= Who's Yehoodi? =

1930's American slang for a missing person

The catchphrase "Who's Yehoodi?" (or "Who's Yehudi?") originated when Jewish violinist Yehudi Menuhin was a guest on the popular radio program The Pepsodent Show hosted by Bob Hope, where sidekick Jerry Colonna, apparently finding the ethnic name inherently funny, repeatedly asked "Who's Yehudi?" Colonna continued the gag on later shows even though Menuhin himself was not a guest, turning "Yehudi" into a widely understood late 1930s slang reference for a mysteriously absent person. The United States Navy chose the name "Project Yehudi" for an early 1940s precursor to stealth technology, also known as Yehudi lights.

A song with the title and catchphrase "Who's Yehoodi?" was written in 1940 by Bill Seckler and Matt Dennis. It was covered by Kay Kyser and more famously by Cab Calloway. The final stanza of the song is:

The little man who wasn't there

Said he heard him on the air

No one seems to know from where

But who's Yehoodi?

Yehoodi makes an "appearance" in the 1941 Warner Bros. cartoon Hollywood Steps Out, sitting beside Jerry Colonna and watching exotic dancer Sally Rand. Yehoodi is depicted as an invisible man looking through a pair of binoculars. Colonna introduces himself by saying "Guess who?" then indicates his seat mate saying "Yehoodi". 1942's Crazy Cruise features the "S.S. Yehudi", an invisible battleship. Yehudi is referenced again in the 1971 Christmas episode of Morecambe and Wise with special guest, André Previn, who, in a sketch claims he only agreed to be on the show because he was told he would be conducting the orchestra with Yehudi Menuhin as his soloist. A telegram is then immediately delivered to the stage, supposedly from Yehudi, apologizing that he cannot be there.

Its double meaning of "Who Is Jewish?"—the word "Yehudi" means "Jew" in the Hebrew language—was emphasized in a short sound film ("soundie") of the song with variant lyrics made in 1943 with singer Lane Truesdale and the Kingsmen, in which a "living portrait" of a stereotypical, distinguished Jew with black hat and long beard steals prurient glances at Truesdale's swinging hips before finally announcing "I'm Yehoodi!".

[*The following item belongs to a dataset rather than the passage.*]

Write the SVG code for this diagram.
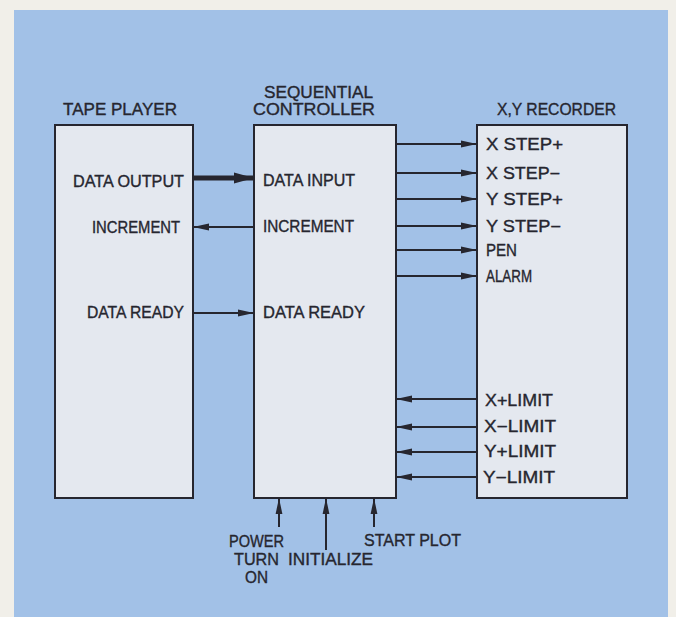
<svg xmlns="http://www.w3.org/2000/svg" width="676" height="617" viewBox="0 0 676 617">
<defs>
<style>
.box{fill:#e4e8ef;stroke:#26262f;stroke-width:2}
.ln{stroke:#26262f;stroke-width:2;fill:none}
.thick{stroke:#26262f;stroke-width:5;fill:none}
text{font-family:"Liberation Sans",Arial,sans-serif;font-size:16px;fill:#26262f;stroke:#26262f;stroke-width:0.35px}
</style>
<marker id="ah" markerUnits="userSpaceOnUse" markerWidth="18" markerHeight="10" refX="16" refY="4" orient="auto">
<path d="M0,0.6 L16,4 L0,7.4 z" fill="#26262f"/>
</marker>
<marker id="ahb" markerUnits="userSpaceOnUse" markerWidth="22" markerHeight="14" refX="20" refY="6" orient="auto">
<path d="M0,0.5 L20,6 L0,11.5 z" fill="#26262f"/>
</marker>
</defs>
<rect x="0" y="0" width="676" height="617" fill="#f1efe9"/>
<rect x="14" y="10" width="654" height="607" fill="#a2c1e7"/>

<g id="tape-player">
<text x="63" y="115" textLength="114" lengthAdjust="spacingAndGlyphs">TAPE PLAYER</text>
<rect class="box" x="55" y="125" width="138" height="373"/>
<text x="73" y="187" textLength="111" lengthAdjust="spacingAndGlyphs">DATA OUTPUT</text>
<text x="92" y="233" textLength="88" lengthAdjust="spacingAndGlyphs">INCREMENT</text>
<text x="87" y="318" textLength="97" lengthAdjust="spacingAndGlyphs">DATA READY</text>
</g>

<g id="sequential-controller">
<text x="264" y="98" textLength="109" lengthAdjust="spacingAndGlyphs">SEQUENTIAL</text>
<text x="253" y="115" textLength="122" lengthAdjust="spacingAndGlyphs">CONTROLLER</text>
<rect class="box" x="254" y="125" width="142" height="373"/>
<text x="263" y="186" textLength="92" lengthAdjust="spacingAndGlyphs">DATA INPUT</text>
<text x="263" y="232" textLength="91" lengthAdjust="spacingAndGlyphs">INCREMENT</text>
<text x="263" y="318" textLength="102" lengthAdjust="spacingAndGlyphs">DATA READY</text>
</g>

<g id="xy-recorder">
<text x="497" y="115" textLength="119" lengthAdjust="spacingAndGlyphs">X,Y RECORDER</text>
<rect class="box" x="477" y="125" width="150" height="373"/>
<text x="486" y="150" textLength="77" lengthAdjust="spacingAndGlyphs">X STEP+</text>
<text x="486" y="179" textLength="74" lengthAdjust="spacingAndGlyphs">X STEP−</text>
<text x="486" y="205" textLength="77" lengthAdjust="spacingAndGlyphs">Y STEP+</text>
<text x="486" y="232" textLength="75" lengthAdjust="spacingAndGlyphs">Y STEP−</text>
<text x="486" y="256" textLength="31" lengthAdjust="spacingAndGlyphs">PEN</text>
<text x="486" y="282" textLength="46" lengthAdjust="spacingAndGlyphs">ALARM</text>
<text x="485" y="406" textLength="68" lengthAdjust="spacingAndGlyphs">X+LIMIT</text>
<text x="484" y="432" textLength="72" lengthAdjust="spacingAndGlyphs">X−LIMIT</text>
<text x="484" y="457" textLength="72" lengthAdjust="spacingAndGlyphs">Y+LIMIT</text>
<text x="483" y="483" textLength="72" lengthAdjust="spacingAndGlyphs">Y−LIMIT</text>
</g>

<g id="inputs">
<text x="229" y="547" textLength="55" lengthAdjust="spacingAndGlyphs">POWER</text>
<text x="234" y="565" textLength="45" lengthAdjust="spacingAndGlyphs">TURN</text>
<text x="245" y="583" textLength="23" lengthAdjust="spacingAndGlyphs">ON</text>
<text x="288" y="565" textLength="85" lengthAdjust="spacingAndGlyphs">INITIALIZE</text>
<text x="364" y="546" textLength="97" lengthAdjust="spacingAndGlyphs">START PLOT</text>
</g>

<g id="connectors">
<line class="thick" x1="193" y1="178" x2="254" y2="178" marker-end="url(#ahb)"/>
<line class="ln" x1="254" y1="227" x2="193" y2="227" marker-end="url(#ah)"/>
<line class="ln" x1="193" y1="313" x2="254" y2="313" marker-end="url(#ah)"/>
<line class="ln" x1="396" y1="144" x2="477" y2="144" marker-end="url(#ah)"/>
<line class="ln" x1="396" y1="173" x2="477" y2="173" marker-end="url(#ah)"/>
<line class="ln" x1="396" y1="199" x2="477" y2="199" marker-end="url(#ah)"/>
<line class="ln" x1="396" y1="226" x2="477" y2="226" marker-end="url(#ah)"/>
<line class="ln" x1="396" y1="250" x2="477" y2="250" marker-end="url(#ah)"/>
<line class="ln" x1="396" y1="276" x2="477" y2="276" marker-end="url(#ah)"/>
<line class="ln" x1="477" y1="399" x2="396" y2="399" marker-end="url(#ah)"/>
<line class="ln" x1="477" y1="427" x2="396" y2="427" marker-end="url(#ah)"/>
<line class="ln" x1="477" y1="452" x2="396" y2="452" marker-end="url(#ah)"/>
<line class="ln" x1="477" y1="477" x2="396" y2="477" marker-end="url(#ah)"/>
<line class="ln" x1="279" y1="527" x2="279" y2="498" marker-end="url(#ah)"/>
<line class="ln" x1="326" y1="550" x2="326" y2="498" marker-end="url(#ah)"/>
<line class="ln" x1="374" y1="527" x2="374" y2="498" marker-end="url(#ah)"/>
</g>
</svg>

The phrase may be considered antisemitic by some, but that was not necessarily its intent. Cab Calloway, among others, collaborated frequently with Jewish musicians, composers and agents in New York and showed serious appreciation of Jewish music and Yiddish in several of his popular numbers.

The national swing dance / lindy hop community website Yehoodi derives its name from this catchphrase.